Key facts
- The EU and Japan are exploring a partnership to develop rare earth resources in Greenland.
- The initiative aims to diversify supply chains and lessen dependence on China's mineral processing.
- The EU's Critical Raw Materials Act sets targets for domestic extraction, processing, and recycling of strategic minerals.
- Challenges include Greenland's existing uranium ban affecting the Kvanefjeld deposit and ongoing legal disputes.
- The Tanbreez project is progressing, with a bankable feasibility study expected in late 2025.
- U.S. involvement is noted, with potential financing flagged by the U.S. EXIM Bank for the Tanbreez project.
The European Union and Japan are exploring a strategic partnership to develop rare earth resources in Greenland, aiming to reduce their collective reliance on China's dominant position in mineral processing. This initiative aligns with the EU's Critical Raw Materials Act, which sets ambitious targets for domestic extraction, processing, and recycling of strategic minerals by 2030, including a cap on reliance from any single country.
However, developing Greenland's mineral wealth presents significant geopolitical, legal, and environmental challenges. The large Kvanefjeld rare earth deposit remains entangled in Greenland's 2021 uranium ban and ongoing arbitration with its license holder, making near-term development unlikely without political and legal shifts. In contrast, the Tanbreez project is advancing, with a bankable feasibility study slated for the fourth quarter of 2025. Notably, the U.S. EXIM Bank has indicated potential financing for Tanbreez, suggesting that Washington is already involved in the strategic landscape of Greenland's mineral resources.
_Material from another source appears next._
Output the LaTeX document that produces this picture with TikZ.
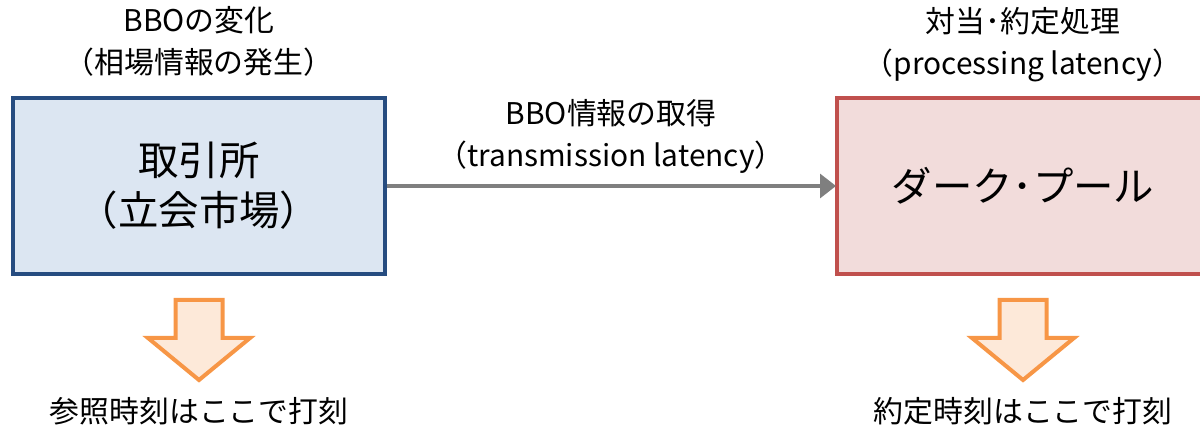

Any EU-Japan collaboration must therefore be coordinated with existing U.S. activities. While the EU's Critical Raw Materials Act aims to streamline permitting, it does not override Greenland's sovereign constraints, environmental approval processes, or the need for local community consent. Experts caution that suggestions of rapid volume increases from Greenland should be viewed as political messaging rather than concrete mine-plan realities. The ultimate prize for allied nations like the EU, Japan, and the U.S. lies in sharing risk across mining, refining, and demand guarantees, creating optionality in supply chains, though risks of duplication and slow approvals persist.